> Challenge:
Don't include pictures. Quote the lines below from the first through the line that contains "import pandas as pd".

Entries with chart source code
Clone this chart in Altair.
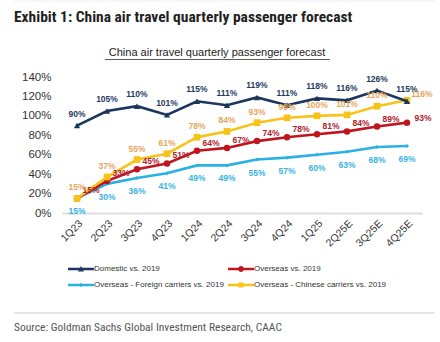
import altair as alt
import pandas as pd

# ---- data ----
quarters = ["1Q23", "2Q23", "3Q23", "4Q23", "1Q24", "2Q24", "3Q24", "4Q24",
            "1Q25", "2Q25E", "3Q25E", "4Q25E"]
domestic = [90, 105, 110, 101, 115, 111, 119, 111, 118, 116, 126, 115]
overseas = [15, 33, 45, 51, 64, 67, 74, 78, 81, 84, 89, 93]
foreign = [15, 30, 36, 41, 49, 49, 55, 57, 60, 63, 68, 69]
chinese = [15, 37, 55, 61, 78, 84, 93, 98, 100, 101, 110, 116]

series_names = ["Domestic vs. 2019", "Overseas vs. 2019",
                "Overseas - Foreign carriers vs. 2019",
                "Overseas - Chinese carriers vs. 2019"]
series_values = [domestic, overseas, foreign, chinese]

title_text = "Exhibit 1: China air travel quarterly passenger forecast"
subtitle_text = "China air travel quarterly passenger forecast"
source_text = "Source: Goldman Sachs Global Investment Research, CAAC"

# ---- styles ----
line_colors = ["#1B365D", "#C0151F", "#2BB0E3", "#F7C31B"]
label_colors = ["#1F3B63", "#B3212B", "#38B2E0", "#E9A45C"]
shapes = ["triangle-up", "circle", "diamond", "square"]
sizes = [40, 42, 16, 45]
label_offsets = [(0, -12), (14, -8), (0, 13), (0, -11)]
last_label_offsets = [(0, -12), (16, -5), (0, 13), (15, -6)]
draw_order = [2, 1, 3, 0]
legend_columns = [[0, 2], [1, 3]]
legend_xs = [14, 174]
FONT = "Liberation Sans, Arial, sans-serif"
NARROW = "Liberation Sans Narrow, Arial Narrow, Roboto Condensed, DejaVu Sans Condensed, sans-serif"

legend_paths = [
    "M-2.6,-0.24L2.6,-0.24L2.6,0.24L-2.6,0.24Z M-0.6,0.5L0,-0.6L0.6,0.5Z",
    "M-2.6,-0.24L2.6,-0.24L2.6,0.24L-2.6,0.24Z M-0.6,0A0.6,0.6 0 1,1 0.6,0A0.6,0.6 0 1,1 -0.6,0Z",
    "M-2.6,-0.24L2.6,-0.24L2.6,0.24L-2.6,0.24Z M0,-0.45L0.45,0L0,0.45L-0.45,0Z",
    "M-2.6,-0.24L2.6,-0.24L2.6,0.24L-2.6,0.24Z M-0.5,-0.5L0.5,-0.5L0.5,0.5L-0.5,0.5Z",
]

rows = []
for name, vals in zip(series_names, series_values):
    for q, v in zip(quarters, vals):
        rows.append({"series": name, "quarter": q, "value": v})
df = pd.DataFrame(rows)
last_q = quarters[-1]

x_enc = alt.X("quarter:N", sort=quarters,
              scale=alt.Scale(type="point", padding=0.5),
              axis=alt.Axis(title=None, labelAngle=-45, labelFontSize=10.5,
                            labelFont=FONT, labelColor="#333333", ticks=False,
                            domainColor="#DDDDDD", domainWidth=2, labelPadding=5,
                            grid=False))
y_enc = alt.Y("value:Q", scale=alt.Scale(domain=[0, 140], nice=False),
              axis=alt.Axis(title=None, values=list(range(0, 141, 20)),
                            labelExpr="datum.value + '%'", labelFontSize=11.5,
                            labelFont=FONT, labelColor="#333333", ticks=False,
                            domain=False, grid=False, labelPadding=11))

layers = []
for i in draw_order:
    name = series_names[i]
    base = alt.Chart(df).transform_filter(alt.datum.series == name)
    layers.append(base.mark_line(strokeWidth=2.6, color=line_colors[i]).encode(x=x_enc, y=y_enc))
    layers.append(base.mark_point(shape=shapes[i], size=sizes[i], filled=True, opacity=1,
                                  color=line_colors[i]).encode(x=x_enc, y=y_enc))

for i in range(4):
    name = series_names[i]
    for offs, cond in ((label_offsets[i], alt.datum.quarter != last_q),
                       (last_label_offsets[i], alt.datum.quarter == last_q)):
        dx, dy = offs
        layers.append(
            alt.Chart(df).transform_filter(alt.datum.series == name)
            .transform_filter(cond)
            .transform_calculate(label="datum.value + '%'")
            .mark_text(dx=dx, dy=dy, fontSize=8.5, fontWeight="bold", font=FONT,
                       color=label_colors[i])
            .encode(x=x_enc, y=y_enc, text="label:N")
        )

for col, lx in zip(legend_columns, legend_xs):
    names = [series_names[k] for k in col]
    leg = dict(title=None, orient="none", legendX=lx, legendY=187, direction="vertical",
               symbolSize=100, symbolOpacity=1, symbolStrokeWidth=0,
               labelFontSize=8, labelFont=FONT, labelColor="#333333", rowPadding=7,
               labelOffset=8, padding=0, labelLimit=300)
    layers.append(
        alt.Chart(df).transform_filter(alt.FieldOneOfPredicate(field="series", oneOf=names))
        .mark_point(filled=True, opacity=0).encode(
            x=x_enc, y=y_enc,
            color=alt.Color("series:N", scale=alt.Scale(domain=names, range=[line_colors[k] for k in col]),
                            legend=alt.Legend(**leg)),
            shape=alt.Shape("series:N", scale=alt.Scale(domain=names, range=[legend_paths[k] for k in col]),
                            legend=alt.Legend(**leg)),
        )
    )

def text_layer(txt, x, y, **kw):
    return alt.Chart(pd.DataFrame({"t": [txt]})).mark_text(align="left", baseline="alphabetic", **kw).encode(
        x=alt.value(x), y=alt.value(y), text="t:N")

title = text_layer(title_text, -48, -55, font=NARROW, fontSize=15.5, fontWeight="bold", color="#222222")
subtitle = alt.Chart(pd.DataFrame({"t": [subtitle_text]})).mark_text(
    align="center", baseline="alphabetic", font=FONT, fontSize=11, color="#222222").encode(
    x=alt.value(155), y=alt.value(-21), text="t:N")
underline = alt.Chart(pd.DataFrame({"a": [0]})).mark_rule(color="#333333", strokeWidth=0.8).encode(
    x=alt.value(43), x2=alt.value(268), y=alt.value(-17.5))
top_rule = alt.Chart(pd.DataFrame({"a": [0]})).mark_rule(color="#EEEEEE", strokeWidth=1).encode(
    x=alt.value(-48), x2=alt.value(373), y=alt.value(-76))
sep_rule = alt.Chart(pd.DataFrame({"a": [0]})).mark_rule(color="#CCCCCC", strokeWidth=1.2).encode(
    x=alt.value(-48), x2=alt.value(373), y=alt.value(236))
source = text_layer(source_text, -48, 254, font=NARROW, fontSize=11.5, color="#555555")

chart = alt.layer(*layers, title, subtitle, underline, top_rule, sep_rule, source).resolve_scale(
    color="independent", shape="independent"
).properties(
    width=360, height=136,
    autosize=alt.AutoSizeParams(type="none"),
    padding={"left": 62, "top": 77, "right": 18, "bottom": 129},
    background="white",
).configure_view(stroke=None)

chart.save("out.html", embed_options={"renderer": "svg", "actions": False})
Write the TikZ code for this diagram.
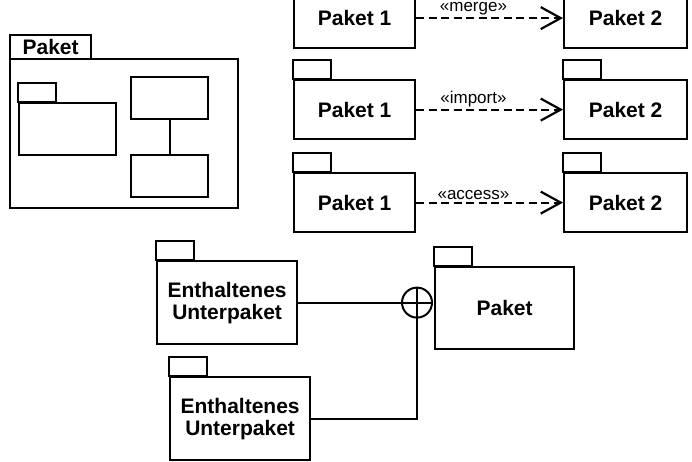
\documentclass[tikz,border=0pt]{standalone}
\usepackage{fontspec}
\setmainfont{Liberation Sans}
\usetikzlibrary{arrows.meta}
\begin{document}
\begin{tikzpicture}[x=1pt,y=-1pt,
  box/.style={draw, line width=2.2pt, inner sep=0pt, anchor=north west,
    font=\fontsize{21}{22}\selectfont\bfseries, align=center},
  tabline/.style={line width=2.2pt},
  conn/.style={line width=2.2pt},
  dep/.style={line width=2pt, dash pattern=on 8pt off 4.5pt,
    -{Straight Barb[length=20pt,width=22pt,line width=2.2pt]}},
  stereo/.style={font=\fontsize{17}{18}\selectfont, pos=0.39, above=1pt, inner sep=1pt}
]
\useasboundingbox (0,0) rectangle (692,461);
\newcommand\pkgtab[1]{\draw[tabline] (#1.north west) rectangle ++(38,-19);}

% top three dependency rows
\node[box, minimum width=121pt, minimum height=60pt] (p1a) at (293,-13) {Paket 1};
\node[box, minimum width=123pt, minimum height=60pt] (p2a) at (563,-13) {Paket 2};
\pkgtab{p1a}\pkgtab{p2a}
\draw[dep] (p1a.east) -- (p2a.west) node[stereo] {«merge»};

\node[box, minimum width=121pt, minimum height=59pt] (p1b) at (293,79) {Paket 1};
\node[box, minimum width=123pt, minimum height=59pt] (p2b) at (563,79) {Paket 2};
\pkgtab{p1b}\pkgtab{p2b}
\draw[dep] (p1b.east) -- (p2b.west) node[stereo] {«import»};

\node[box, minimum width=121pt, minimum height=59pt] (p1c) at (293,172) {Paket 1};
\node[box, minimum width=123pt, minimum height=59pt] (p2c) at (563,172) {Paket 2};
\pkgtab{p1c}\pkgtab{p2c}
\draw[dep] (p1c.east) -- (p2c.west) node[stereo] {«access»};

% framed package
\node[box, minimum width=81pt, minimum height=24pt] (ftab) at (9,34) {Paket};
\node[box, minimum width=228pt, minimum height=149pt] (frame) at (9,58) {};
\node[box, minimum width=97pt, minimum height=52pt] (ipkg) at (18,102) {};
\pkgtab{ipkg}
\node[box, minimum width=77pt, minimum height=42pt] (r1) at (130,76) {};
\node[box, minimum width=77pt, minimum height=42pt] (r2) at (130,154) {};
\draw[conn] (r1.south) -- (r2.north);

% nesting
\node[box, minimum width=140pt, minimum height=83pt] (e1) at (156,260) {Enthaltenes\\Unterpaket};
\node[box, minimum width=140pt, minimum height=83pt] (e2) at (169,376) {Enthaltenes\\Unterpaket};
\node[box, minimum width=139pt, minimum height=82pt] (pk) at (434,266) {Paket};
\pkgtab{e1}\pkgtab{e2}\pkgtab{pk}
\node[draw, circle, line width=2pt, minimum size=30pt, inner sep=0pt] (nest) at (e1.east -| 417,0) {};
\draw[conn] (nest.west) -- (nest.east) (nest.north) -- (nest.south);
\draw[conn] (e1.east) -- (nest.west);
\draw[conn] (e2.east) -| (nest.south);
\end{tikzpicture}
\end{document}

> Exercise answer:
Clone this chart in Altair.
import altair as alt
import pandas as pd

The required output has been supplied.